In 2006, the International Astronomical Union determined that Pluto was not really the ninth planet in our solar system. It’s now considered a dwarf planet. But that doesn’t mean that Pluto is not interesting, sometimes in the extreme. Data from the fly-by of NASA’s New Horizons mission headed for deep space reported that Pluto has some quirky qualities, including the possibility of ice volcanoes, floating mountains and rapidly pirouetting moons. Perhaps most odd among the findings is the notion that Pluto has hills and small mountains made of ice bobbing in a huge glacier sea of nitrogen.

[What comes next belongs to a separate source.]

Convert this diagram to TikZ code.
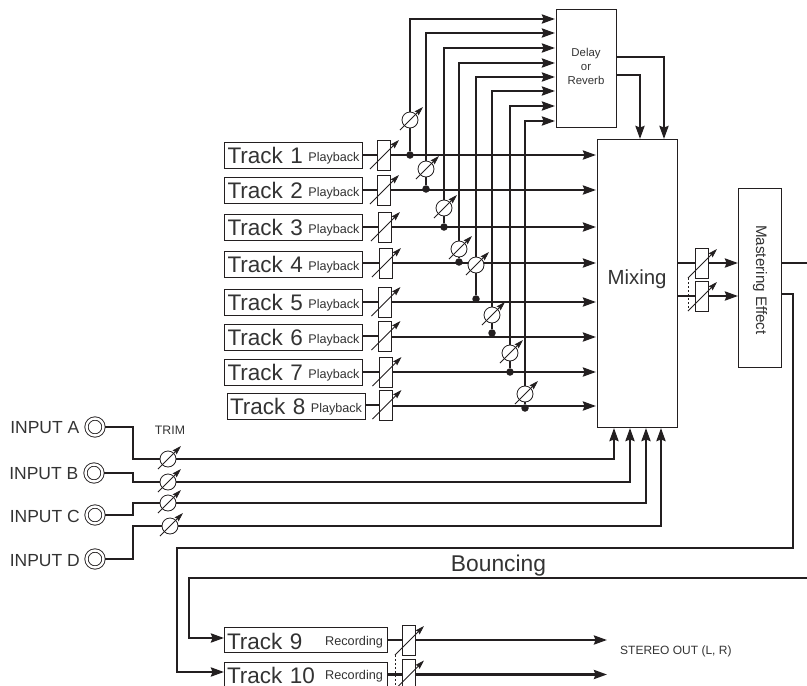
\documentclass[tikz,border=0pt]{standalone}
\usepackage{fontspec}
\setmainfont{Liberation Sans}
\usetikzlibrary{arrows.meta,backgrounds}
\definecolor{ink}{HTML}{231F20}
\definecolor{label}{HTML}{333333}
\newcommand{\fs}[1]{\fontsize{#1}{#1}\selectfont}
\newcommand{\play}{\raisebox{1.5pt}{\fs{12.6}Playback}}
\begin{document}
\begin{tikzpicture}[
  x=1pt, y=-1pt,
  box/.style={rectangle, draw=ink, fill=white, line width=0.9pt, inner sep=0pt},
  playbox/.style={box, minimum height=26pt, text width=132pt, inner xsep=3pt, text=label, font=\fs{22.5}, text height=18pt, text depth=2pt},
  recbox/.style={box, minimum height=25pt, text width=157pt, inner xsep=3pt, text=label, font=\fs{22.5}, text depth=0pt},
  fader/.style={box, minimum width=13pt, minimum height=30pt},
  knob/.style={circle, draw=ink, fill=white, line width=0.8pt, inner sep=0pt, minimum size=16pt},
  jack/.style={circle, draw=ink, fill=white, line width=0.9pt, double=white, double distance=2.4pt, inner sep=0pt, minimum size=17pt},
  dot/.style={circle, fill=ink, inner sep=0pt, minimum size=7.5pt},
  txt/.style={text=label, inner sep=0pt},
  bus/.style={draw=ink, line width=2.4pt},
  busarrow/.style={bus, -{Stealth[length=13pt,width=9pt,inset=1.5pt]}},
  tune/.style={draw=ink, line width=0.8pt, -{Stealth[length=9pt,width=5.5pt,inset=1pt]}},
  gang/.style={draw=ink, line width=0.8pt, dash pattern=on 2pt off 2pt}
]
  \useasboundingbox (0,0) rectangle (807,686);

  % Pistas
  \node[playbox] (t1) at (293.5,155) {Track 1\hfill\play};
  \node[playbox] (t2) at (293.5,190) {Track 2\hfill\play};
  \node[playbox] (t3) at (293.5,227) {Track 3\hfill\play};
  \node[playbox] (t4) at (293.5,264) {Track 4\hfill\play};
  \node[playbox] (t5) at (293.5,302) {Track 5\hfill\play};
  \node[playbox] (t6) at (293.5,337) {Track 6\hfill\play};
  \node[playbox] (t7) at (293.5,372) {Track 7\hfill\play};
  \node[playbox] (t8) at (296,406) {Track 8\hfill\play};
  \node[recbox, text height=19.5pt] (t9) at (305.5,639.5) {Track 9\hfill\raisebox{4pt}{\fs{12.7}Recording}\hspace*{1pt}};
  \node[recbox, text height=17pt] (t10) at (305.5,674.5) {Track 10\hfill\raisebox{4pt}{\fs{12.7}Recording}\hspace*{1pt}};

  % Faders
  \node[fader] (f1) at (383.5,155) {};
  \node[fader] (f2) at (383.5,190) {};
  \node[fader] (f3) at (384.5,227) {};
  \node[fader] (f4) at (385.5,263) {};
  \node[fader] (f5) at (385,302) {};
  \node[fader] (f6) at (385,336) {};
  \node[fader] (f7) at (386,372) {};
  \node[fader] (f8) at (386,405) {};
  \node[fader] (f9) at (408.5,640) {};
  \node[fader] (f10) at (408.5,674.5) {};
  \node[fader] (fm1) at (701.5,263) {};
  \node[fader] (fm2) at (701.5,296) {};

  % Envios
  \node[knob] (k1) at (410,120) {};
  \node[knob] (k2) at (426,169) {};
  \node[knob] (k3) at (444,208) {};
  \node[knob] (k4) at (459,249) {};
  \node[knob] (k5) at (476,265) {};
  \node[knob] (k6) at (492,315) {};
  \node[knob] (k7) at (510,353) {};
  \node[knob] (k8) at (525,394) {};
  \node[dot] (j1) at (410,155) {};
  \node[dot] (j2) at (426,189) {};
  \node[dot] (j3) at (444,227) {};
  \node[dot] (j4) at (459,262) {};
  \node[dot] (j5) at (476,299) {};
  \node[dot] (j6) at (492,333) {};
  \node[dot] (j7) at (510,372) {};
  \node[dot] (j8) at (525,408) {};

  % Bloques
  \node[box, minimum width=60pt, minimum height=118pt] (delay) at (586,68) {};
  \node[box, minimum width=80pt, minimum height=288pt] (mix) at (637,283) {};
  \node[box, minimum width=43pt, minimum height=179pt] (master) at (759.5,277.5) {};
  \node[txt, align=center, font=\fs{11.4}] (delaytxt) at (586,66) {Delay\\[2.6pt]or\\[2.6pt]Reverb};
  \node[txt, font=\fs{20.4}] (mixtxt) at (637,279) {Mixing};
  \node[txt, font=\fs{15.2}, rotate=-90] (mastertxt) at (760,280) {Mastering Effect};
  \node[txt, font=\fs{22.8}] (bouncetxt) at (498.5,566) {Bouncing};
  \node[txt, font=\fs{12}, anchor=west] (stereotxt) at (620,651) {STEREO OUT (L, R)};
  \node[txt, font=\fs{12.3}] (trimtxt) at (170,430) {TRIM};

  % Entradas
  \node[jack] (ia) at (95,427) {};
  \node[jack] (ib) at (94,473) {};
  \node[jack] (ic) at (95,515) {};
  \node[jack] (id) at (95,559) {};
  \node[txt, font=\fs{17.5}, anchor=east] (la) at (79.5,427.5) {INPUT A};
  \node[txt, font=\fs{17.5}, anchor=east] (lb) at (78.5,474) {INPUT B};
  \node[txt, font=\fs{17.5}, anchor=east] (lc) at (80,516.5) {INPUT C};
  \node[txt, font=\fs{17.5}, anchor=east] (ld) at (80,560.5) {INPUT D};
  \node[knob] (ka) at (168,459) {};
  \node[knob] (kb) at (168,482) {};
  \node[knob] (kc) at (168,503) {};
  \node[knob] (kd) at (170,526) {};

  % Puntos de conexion
  \coordinate (m1) at (596,155);
  \coordinate (m2) at (596,190);
  \coordinate (m3) at (596,227);
  \coordinate (m4) at (596,263);
  \coordinate (m5) at (596,302);
  \coordinate (m6) at (596,337);
  \coordinate (m7) at (596,372);
  \coordinate (m8) at (596,406);
  \coordinate (d1) at (555,19);
  \coordinate (d2) at (555,33);
  \coordinate (d3) at (555,48);
  \coordinate (d4) at (555,63);
  \coordinate (d5) at (555,77);
  \coordinate (d6) at (555,91);
  \coordinate (d7) at (555,106);
  \coordinate (d8) at (555,121);
  \coordinate (ea) at (133,459);
  \coordinate (eb) at (133,482);
  \coordinate (ec) at (133,503);
  \coordinate (ed) at (133,526);
  \coordinate (ma) at (614,428);
  \coordinate (mb) at (630,428);
  \coordinate (mc) at (646,428);
  \coordinate (md) at (661,428);
  \coordinate (do1) at (616,57);
  \coordinate (do2) at (616,75);
  \coordinate (di1) at (664,139);
  \coordinate (di2) at (640,139);
  \coordinate (mo1) at (677,263);
  \coordinate (mo2) at (677,296);
  \coordinate (me1) at (738,263);
  \coordinate (me2) at (738,296);
  \coordinate (eo1) at (781,263);
  \coordinate (eo2) at (781,294);
  \coordinate (edge1) at (807,263);
  \coordinate (edge2) at (807,578);
  \coordinate (b1) at (793,548);
  \coordinate (b2) at (177,672);
  \coordinate (b3) at (189,638);
  \coordinate (in9) at (224,638);
  \coordinate (in10) at (224,672);
  \coordinate (o9) at (607,640);
  \coordinate (o10) at (607,674.5);

  \begin{scope}[on background layer]
    % Pistas a mezcla
    \draw[bus] (t1) -- (f1);
    \draw[bus] (t2) -- (f2);
    \draw[bus] (t3) -- (f3);
    \draw[bus] (t4.east |- f4) -- (f4);
    \draw[bus] (t5) -- (f5);
    \draw[bus] (t6.east |- f6) -- (f6);
    \draw[bus] (t7) -- (f7);
    \draw[bus] (t8.east |- f8) -- (f8);
    \draw[busarrow] (f1) -- (m1);
    \draw[busarrow] (f2) -- (m2);
    \draw[busarrow] (f3) -- (m3);
    \draw[busarrow] (f4) -- (m4);
    \draw[busarrow] (f5) -- (m5);
    \draw[busarrow] (f6.east |- m6) -- (m6);
    \draw[busarrow] (f7) -- (m7);
    \draw[busarrow] (f8.east |- m8) -- (m8);

    % Envios al delay
    \draw[bus] (j1) -- (k1);
    \draw[bus] (j2) -- (k2);
    \draw[bus] (j3) -- (k3);
    \draw[bus] (j4) -- (k4);
    \draw[bus] (j5) -- (k5);
    \draw[bus] (j6) -- (k6);
    \draw[bus] (j7) -- (k7);
    \draw[bus] (j8) -- (k8);
    \draw[busarrow] (k1) |- (d1);
    \draw[busarrow] (k2) |- (d2);
    \draw[busarrow] (k3) |- (d3);
    \draw[busarrow] (k4) |- (d4);
    \draw[busarrow] (k5) |- (d5);
    \draw[busarrow] (k6) |- (d6);
    \draw[busarrow] (k7) |- (d7);
    \draw[busarrow] (k8) |- (d8);
    \draw[busarrow] (do1) -| (di1);
    \draw[busarrow] (do2) -| (di2);

    % Entradas
    \draw[bus] (ia) -| (ea) -- (ka);
    \draw[bus] (ib) -| (eb) -- (kb);
    \draw[bus] (ic) -| (ec) -- (kc);
    \draw[bus] (id) -| (ed) -- (kd);
    \draw[busarrow] (ka) -| (ma);
    \draw[busarrow] (kb) -| (mb);
    \draw[busarrow] (kc) -| (mc);
    \draw[busarrow] (kd) -| (md);

    % Salidas
    \draw[bus] (mo1) -- (fm1);
    \draw[bus] (mo2) -- (fm2);
    \draw[busarrow] (fm1) -- (me1);
    \draw[busarrow] (fm2) -- (me2);
    \draw[bus] (eo1) -- (edge1);
    \draw[busarrow] (eo2) -| (b1) -| (b2) -- (in10);
    \draw[busarrow] (edge2) -| (b3) -- (in9);
    \draw[bus] (t9.east |- f9) -- (f9);
    \draw[bus] (t10) -- (f10);
    \draw[busarrow] (f9) -- (o9);
    \draw[busarrow] (f10) -- (o10);
  \end{scope}

  % Flechas de ajuste
  \draw[tune] ([shift={(-13.5,14)}]f1.center) -- ++(29,-29);
  \draw[tune] ([shift={(-13.5,14)}]f2.center) -- ++(29,-29);
  \draw[tune] ([shift={(-13.5,14)}]f3.center) -- ++(29,-29);
  \draw[tune] ([shift={(-13.5,14)}]f4.center) -- ++(29,-29);
  \draw[tune] ([shift={(-13.5,14)}]f5.center) -- ++(29,-29);
  \draw[tune] ([shift={(-13.5,14)}]f6.center) -- ++(29,-29);
  \draw[tune] ([shift={(-13.5,14)}]f7.center) -- ++(29,-29);
  \draw[tune] ([shift={(-13.5,14)}]f8.center) -- ++(29,-29);
  \draw[tune] ([shift={(-13.5,15)}]f9.center) -- ++(29,-29);
  \draw[tune] ([shift={(-13.5,15)}]f10.center) -- ++(29,-29);
  \draw[tune] ([shift={(-13.5,15)}]fm1.center) -- ++(29,-29);
  \draw[tune] ([shift={(-13.5,15)}]fm2.center) -- ++(29,-29);
  \draw[tune] ([shift={(-10,10)}]k1.center) -- ++(23,-23);
  \draw[tune] ([shift={(-10,10)}]k2.center) -- ++(23,-23);
  \draw[tune] ([shift={(-10,10)}]k3.center) -- ++(23,-23);
  \draw[tune] ([shift={(-10,10)}]k4.center) -- ++(23,-23);
  \draw[tune] ([shift={(-10,10)}]k5.center) -- ++(23,-23);
  \draw[tune] ([shift={(-10,10)}]k6.center) -- ++(23,-23);
  \draw[tune] ([shift={(-10,10)}]k7.center) -- ++(23,-23);
  \draw[tune] ([shift={(-10,10)}]k8.center) -- ++(23,-23);
  \draw[tune] ([shift={(-10,10)}]ka.center) -- ++(23,-23);
  \draw[tune] ([shift={(-10,10)}]kb.center) -- ++(23,-23);
  \draw[tune] ([shift={(-10,10)}]kc.center) -- ++(23,-23);
  \draw[tune] ([shift={(-10,10)}]kd.center) -- ++(23,-23);

  % Enlaces discontinuos
  \draw[gang] ([shift={(-13.5,15)}]fm1.center) -- ([shift={(-13.5,15)}]fm2.center);
  \draw[gang] ([shift={(-13.5,15)}]f9.center) -- ([shift={(-13.5,15)}]f10.center);
\end{tikzpicture}
\end{document}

Wacky world of a dwarf planet:

  • Pluto’s mountains are probably more like icebergs, scientists say, and are probably as large as the Rocky Mountains here on Earth. They’re buoyant enough to rise above the more dense nitrogen and carbon monoxide ices.
  • Near the western edge of a gigantic ice field known as Sputnik Planum, giant sheets of water ice look as though they have been fractured and rearranged, producing what NASA’s Jeff Moore called “anarchic terrain.”
  • In addition to Pluto's largest moon, Charon, the dwarf planet has four small, rapidly rotating moons, called Nix, Styx, Kerberos and Hydra. “At some point in the past, there were more than just the four moons of Pluto—there were at least six,” NASA scientists said.